# Supplied data start

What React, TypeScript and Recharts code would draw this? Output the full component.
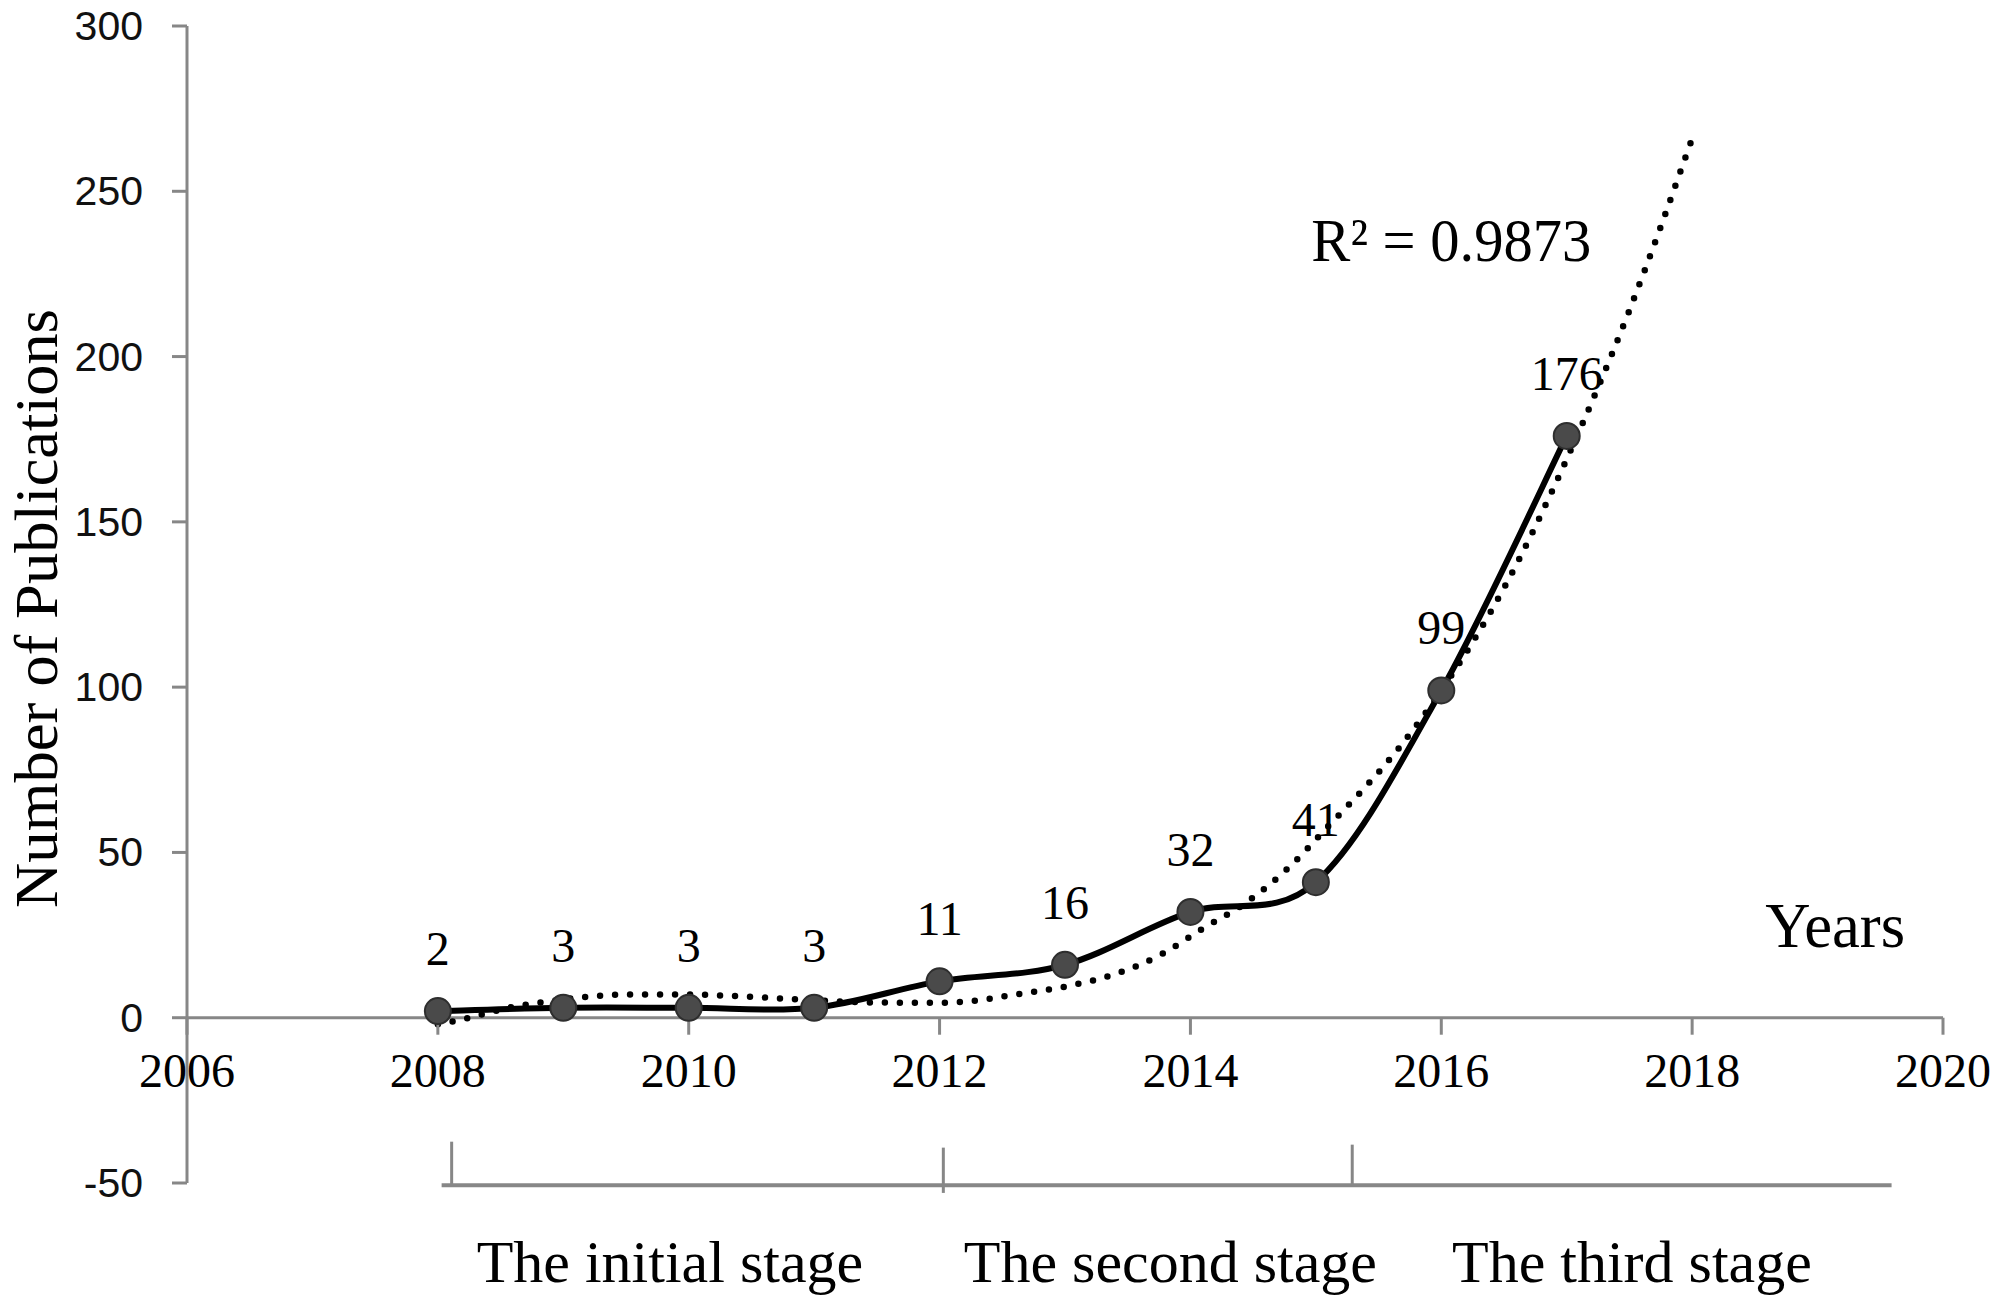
import React from 'react';
import {
  ComposedChart,
  Line,
  XAxis,
  YAxis,
  ReferenceLine,
  ReferenceDot,
  LabelList,
} from 'recharts';

// ---- data ----
const years = [2008, 2009, 2010, 2011, 2012, 2013, 2014, 2015, 2016, 2017];
const publications = [2, 3, 3, 3, 11, 16, 32, 41, 99, 176];

// dotted polynomial trend line
const trendYears = [
  2008.0, 2008.2, 2008.4, 2008.6, 2008.8, 2009.1, 2009.5, 2010.0, 2010.5, 2011.0,
  2011.5, 2012.0, 2012.3, 2012.6, 2013.0, 2013.4, 2013.75, 2014.1, 2014.45, 2014.8,
  2015.1, 2015.4, 2015.65, 2016.0, 2016.5, 2017.0, 2017.5, 2018.0,
];
const trendValues = [
  -2.0, -0.5, 1.5, 3.3, 4.5, 6.0, 7.0, 7.0, 6.3, 5.3,
  4.6, 4.5, 5.2, 7.0, 9.4, 13.2, 18.8, 27, 35, 46,
  58, 70, 81, 99, 130, 169, 214, 266,
];

const xTicks = [2006, 2008, 2010, 2012, 2014, 2016, 2018, 2020];
const yTicks = [-50, 0, 50, 100, 150, 200, 250, 300];

const stageNames = ['The initial  stage', 'The second stage', 'The third stage'];
const stageCenters = [2009.85, 2013.84, 2017.52];
const stageLabelLevel = -80;
const stageDividers = [2008.11, 2012.03, 2015.29];
const dividerTops = [-37.5, -39.3, -38.4];
const dividerBottoms = [-50.7, -53, -50.7];
const bracketSpan = [2008.03, 2019.59];
const bracketLevel = -50.7;

const r2Label = 'R\u00B2 = 0.9873';
const r2Anchor = { x: 2016.08, y: 229 };
const xTitle = 'Years';
const xTitleAnchor = { x: 2019.14, y: 21.5 };
const yTitle = 'Number of Publications';

// ---- tables for the library ----
const mainData = years.map((year, i) => ({ year, count: publications[i] }));
const trendData = trendYears.map((year, i) => ({ year, trend: trendValues[i] }));

// ---- styles ----
const AXIS_GRAY = '#878787';
const SERIF = '"Liberation Serif", "Times New Roman", serif';
const SANS = '"Liberation Sans", Arial, sans-serif';

// Catmull-Rom style smoothing (like a spreadsheet "smoothed line")
function smoothCurve(context: any) {
  let pts: [number, number][] = [];
  return {
    areaStart() {},
    areaEnd() {},
    lineStart() {
      pts = [];
    },
    lineEnd() {
      const n = pts.length;
      if (n === 0) return;
      context.moveTo(pts[0][0], pts[0][1]);
      if (n === 1) return;
      const k = 1 / 6;
      for (let i = 0; i < n - 1; i++) {
        const p0 = pts[i === 0 ? 0 : i - 1];
        const p1 = pts[i];
        const p2 = pts[i + 1];
        const p3 = pts[i + 2 < n ? i + 2 : n - 1];
        context.bezierCurveTo(
          p1[0] + (p2[0] - p0[0]) * k,
          p1[1] + (p2[1] - p0[1]) * k,
          p2[0] - (p3[0] - p1[0]) * k,
          p2[1] - (p3[1] - p1[1]) * k,
          p2[0],
          p2[1]
        );
      }
    },
    point(x: number, y: number) {
      pts.push([+x, +y]);
    },
  };
}

const YTick = (props: any) => {
  const { x, y, payload } = props;
  return (
    <text x={x} y={y} dy={14} textAnchor="end" fontFamily={SANS} fontSize={41} fill="#111">
      {payload.value}
    </text>
  );
};

const YTitle = (props: any) => {
  const vb = props.viewBox || { x: 127, y: 26, width: 60, height: 1157 };
  const cx = vb.x + vb.width - 130;
  const cy = vb.y + vb.height / 2 + 4;
  return (
    <text
      x={cx}
      y={cy}
      transform={`rotate(-90, ${cx}, ${cy})`}
      textAnchor="middle"
      fontFamily={SERIF}
      fontSize={62}
      fill="#000"
      textLength={599}
      lengthAdjust="spacingAndGlyphs"
    >
      {yTitle}
    </text>
  );
};

const DataLabel = (props: any) => {
  const { x, y, value } = props;
  return (
    <text x={x} y={y - 46} textAnchor="middle" fontFamily={SERIF} fontSize={48} fill="#000">
      {value}
    </text>
  );
};

const xTickShape = (label: number) => (p: any) => (
  <g>
    <line x1={p.cx} y1={p.cy} x2={p.cx} y2={p.cy + 17} stroke={AXIS_GRAY} strokeWidth={3} />
    <text x={p.cx} y={p.cy + 69} textAnchor="middle" fontFamily={SERIF} fontSize={48} fill="#000">
      {label}
    </text>
  </g>
);

const textShape = (label: string, size: number, length?: number) => (p: any) => (
  <text
    x={p.cx}
    y={p.cy}
    textAnchor="middle"
    fontFamily={SERIF}
    fontSize={size}
    fill="#000"
    {...(length ? { textLength: length, lengthAdjust: 'spacingAndGlyphs' } : {})}
  >
    {label}
  </text>
);

export default function App() {
  return (
    <div style={{ position: 'absolute', left: 0, top: 0, width: 2000, height: 1308, background: '#fff' }}>
      <ComposedChart
        width={2000}
        height={1308}
        margin={{ top: 26, right: 57, bottom: 125, left: 127 }}
      >
        <XAxis
          dataKey="year"
          type="number"
          domain={[2006, 2020]}
          ticks={xTicks}
          hide
          height={0}
        />
        <YAxis
          type="number"
          domain={[-50, 300]}
          ticks={yTicks}
          interval={0}
          width={60}
          tickSize={15}
          tickMargin={29}
          axisLine={{ stroke: AXIS_GRAY, strokeWidth: 3 }}
          tickLine={{ stroke: AXIS_GRAY, strokeWidth: 3 }}
          tick={YTick}
          label={YTitle}
        />

        {/* horizontal axis drawn at zero */}
        <ReferenceLine y={0} stroke={AXIS_GRAY} strokeWidth={3} />
        {xTicks.map((t) => (
          <ReferenceDot key={`xt-${t}`} x={t} y={0} r={0} ifOverflow="visible" shape={xTickShape(t)} />
        ))}

        {/* stage bracket */}
        <ReferenceLine
          segment={[
            { x: bracketSpan[0], y: bracketLevel },
            { x: bracketSpan[1], y: bracketLevel },
          ]}
          stroke={AXIS_GRAY}
          strokeWidth={4}
          ifOverflow="visible"
        />
        {stageDividers.map((d, i) => (
          <ReferenceLine
            key={`div-${i}`}
            segment={[
              { x: d, y: dividerTops[i] },
              { x: d, y: dividerBottoms[i] },
            ]}
            stroke={AXIS_GRAY}
            strokeWidth={3}
            ifOverflow="visible"
          />
        ))}
        {stageNames.map((name, i) => (
          <ReferenceDot
            key={`stage-${i}`}
            x={stageCenters[i]}
            y={stageLabelLevel}
            r={0}
            ifOverflow="visible"
            shape={textShape(name, 60)}
          />
        ))}

        <ReferenceDot x={xTitleAnchor.x} y={xTitleAnchor.y} r={0} ifOverflow="visible" shape={textShape(xTitle, 63, 140)} />
        <ReferenceDot x={r2Anchor.x} y={r2Anchor.y} r={0} ifOverflow="visible" shape={textShape(r2Label, 62, 280)} />

        <Line
          data={trendData}
          dataKey="trend"
          type="monotone"
          stroke="#000"
          strokeWidth={6.5}
          strokeDasharray="0 15"
          strokeLinecap="round"
          dot={false}
          activeDot={false}
          isAnimationActive={false}
        />
        <Line
          data={mainData}
          dataKey="count"
          type={smoothCurve as any}
          stroke="#000"
          strokeWidth={6}
          dot={{ r: 13, fill: '#4a4a4a', stroke: '#2e2e2e', strokeWidth: 2 }}
          activeDot={false}
          isAnimationActive={false}
        >
          <LabelList dataKey="count" content={DataLabel} />
        </Line>
      </ComposedChart>
    </div>
  );
}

# Supplied data end

Set the pictures aside and transcribe the data above exactly.

:: Task solution ::
What React, TypeScript and Recharts code would draw this? Output the full component.
import React from 'react';
import {
  ComposedChart,
  Line,
  XAxis,
  YAxis,
  ReferenceLine,
  ReferenceDot,
  LabelList,
} from 'recharts';

// ---- data ----
const years = [2008, 2009, 2010, 2011, 2012, 2013, 2014, 2015, 2016, 2017];
const publications = [2, 3, 3, 3, 11, 16, 32, 41, 99, 176];

// dotted polynomial trend line
const trendYears = [
  2008.0, 2008.2, 2008.4, 2008.6, 2008.8, 2009.1, 2009.5, 2010.0, 2010.5, 2011.0,
  2011.5, 2012.0, 2012.3, 2012.6, 2013.0, 2013.4, 2013.75, 2014.1, 2014.45, 2014.8,
  2015.1, 2015.4, 2015.65, 2016.0, 2016.5, 2017.0, 2017.5, 2018.0,
];
const trendValues = [
  -2.0, -0.5, 1.5, 3.3, 4.5, 6.0, 7.0, 7.0, 6.3, 5.3,
  4.6, 4.5, 5.2, 7.0, 9.4, 13.2, 18.8, 27, 35, 46,
  58, 70, 81, 99, 130, 169, 214, 266,
];

const xTicks = [2006, 2008, 2010, 2012, 2014, 2016, 2018, 2020];
const yTicks = [-50, 0, 50, 100, 150, 200, 250, 300];

const stageNames = ['The initial  stage', 'The second stage', 'The third stage'];
const stageCenters = [2009.85, 2013.84, 2017.52];
const stageLabelLevel = -80;
const stageDividers = [2008.11, 2012.03, 2015.29];
const dividerTops = [-37.5, -39.3, -38.4];
const dividerBottoms = [-50.7, -53, -50.7];
const bracketSpan = [2008.03, 2019.59];
const bracketLevel = -50.7;

const r2Label = 'R\u00B2 = 0.9873';
const r2Anchor = { x: 2016.08, y: 229 };
const xTitle = 'Years';
const xTitleAnchor = { x: 2019.14, y: 21.5 };
const yTitle = 'Number of Publications';

// ---- tables for the library ----
const mainData = years.map((year, i) => ({ year, count: publications[i] }));
const trendData = trendYears.map((year, i) => ({ year, trend: trendValues[i] }));

// ---- styles ----
const AXIS_GRAY = '#878787';
const SERIF = '"Liberation Serif", "Times New Roman", serif';
const SANS = '"Liberation Sans", Arial, sans-serif';

// Catmull-Rom style smoothing (like a spreadsheet "smoothed line")
function smoothCurve(context: any) {
  let pts: [number, number][] = [];
  return {
    areaStart() {},
    areaEnd() {},
    lineStart() {
      pts = [];
    },
    lineEnd() {
      const n = pts.length;
      if (n === 0) return;
      context.moveTo(pts[0][0], pts[0][1]);
      if (n === 1) return;
      const k = 1 / 6;
      for (let i = 0; i < n - 1; i++) {
        const p0 = pts[i === 0 ? 0 : i - 1];
        const p1 = pts[i];
        const p2 = pts[i + 1];
        const p3 = pts[i + 2 < n ? i + 2 : n - 1];
        context.bezierCurveTo(
          p1[0] + (p2[0] - p0[0]) * k,
          p1[1] + (p2[1] - p0[1]) * k,
          p2[0] - (p3[0] - p1[0]) * k,
          p2[1] - (p3[1] - p1[1]) * k,
          p2[0],
          p2[1]
        );
      }
    },
    point(x: number, y: number) {
      pts.push([+x, +y]);
    },
  };
}

const YTick = (props: any) => {
  const { x, y, payload } = props;
  return (
    <text x={x} y={y} dy={14} textAnchor="end" fontFamily={SANS} fontSize={41} fill="#111">
      {payload.value}
    </text>
  );
};

const YTitle = (props: any) => {
  const vb = props.viewBox || { x: 127, y: 26, width: 60, height: 1157 };
  const cx = vb.x + vb.width - 130;
  const cy = vb.y + vb.height / 2 + 4;
  return (
    <text
      x={cx}
      y={cy}
      transform={`rotate(-90, ${cx}, ${cy})`}
      textAnchor="middle"
      fontFamily={SERIF}
      fontSize={62}
      fill="#000"
      textLength={599}
      lengthAdjust="spacingAndGlyphs"
    >
      {yTitle}
    </text>
  );
};

const DataLabel = (props: any) => {
  const { x, y, value } = props;
  return (
    <text x={x} y={y - 46} textAnchor="middle" fontFamily={SERIF} fontSize={48} fill="#000">
      {value}
    </text>
  );
};

const xTickShape = (label: number) => (p: any) => (
  <g>
    <line x1={p.cx} y1={p.cy} x2={p.cx} y2={p.cy + 17} stroke={AXIS_GRAY} strokeWidth={3} />
    <text x={p.cx} y={p.cy + 69} textAnchor="middle" fontFamily={SERIF} fontSize={48} fill="#000">
      {label}
    </text>
  </g>
);

const textShape = (label: string, size: number, length?: number) => (p: any) => (
  <text
    x={p.cx}
    y={p.cy}
    textAnchor="middle"
    fontFamily={SERIF}
    fontSize={size}
    fill="#000"
    {...(length ? { textLength: length, lengthAdjust: 'spacingAndGlyphs' } : {})}
  >
    {label}
  </text>
);

export default function App() {
  return (
    <div style={{ position: 'absolute', left: 0, top: 0, width: 2000, height: 1308, background: '#fff' }}>
      <ComposedChart
        width={2000}
        height={1308}
        margin={{ top: 26, right: 57, bottom: 125, left: 127 }}
      >
        <XAxis
          dataKey="year"
          type="number"
          domain={[2006, 2020]}
          ticks={xTicks}
          hide
          height={0}
        />
        <YAxis
          type="number"
          domain={[-50, 300]}
          ticks={yTicks}
          interval={0}
          width={60}
          tickSize={15}
          tickMargin={29}
          axisLine={{ stroke: AXIS_GRAY, strokeWidth: 3 }}
          tickLine={{ stroke: AXIS_GRAY, strokeWidth: 3 }}
          tick={YTick}
          label={YTitle}
        />

        {/* horizontal axis drawn at zero */}
        <ReferenceLine y={0} stroke={AXIS_GRAY} strokeWidth={3} />
        {xTicks.map((t) => (
          <ReferenceDot key={`xt-${t}`} x={t} y={0} r={0} ifOverflow="visible" shape={xTickShape(t)} />
        ))}

        {/* stage bracket */}
        <ReferenceLine
          segment={[
            { x: bracketSpan[0], y: bracketLevel },
            { x: bracketSpan[1], y: bracketLevel },
          ]}
          stroke={AXIS_GRAY}
          strokeWidth={4}
          ifOverflow="visible"
        />
        {stageDividers.map((d, i) => (
          <ReferenceLine
            key={`div-${i}`}
            segment={[
              { x: d, y: dividerTops[i] },
              { x: d, y: dividerBottoms[i] },
            ]}
            stroke={AXIS_GRAY}
            strokeWidth={3}
            ifOverflow="visible"
          />
        ))}
        {stageNames.map((name, i) => (
          <ReferenceDot
            key={`stage-${i}`}
            x={stageCenters[i]}
            y={stageLabelLevel}
            r={0}
            ifOverflow="visible"
            shape={textShape(name, 60)}
          />
        ))}

        <ReferenceDot x={xTitleAnchor.x} y={xTitleAnchor.y} r={0} ifOverflow="visible" shape={textShape(xTitle, 63, 140)} />
        <ReferenceDot x={r2Anchor.x} y={r2Anchor.y} r={0} ifOverflow="visible" shape={textShape(r2Label, 62, 280)} />

        <Line
          data={trendData}
          dataKey="trend"
          type="monotone"
          stroke="#000"
          strokeWidth={6.5}
          strokeDasharray="0 15"
          strokeLinecap="round"
          dot={false}
          activeDot={false}
          isAnimationActive={false}
        />
        <Line
          data={mainData}
          dataKey="count"
          type={smoothCurve as any}
          stroke="#000"
          strokeWidth={6}
          dot={{ r: 13, fill: '#4a4a4a', stroke: '#2e2e2e', strokeWidth: 2 }}
          activeDot={false}
          isAnimationActive={false}
        >
          <LabelList dataKey="count" content={DataLabel} />
        </Line>
      </ComposedChart>
    </div>
  );
}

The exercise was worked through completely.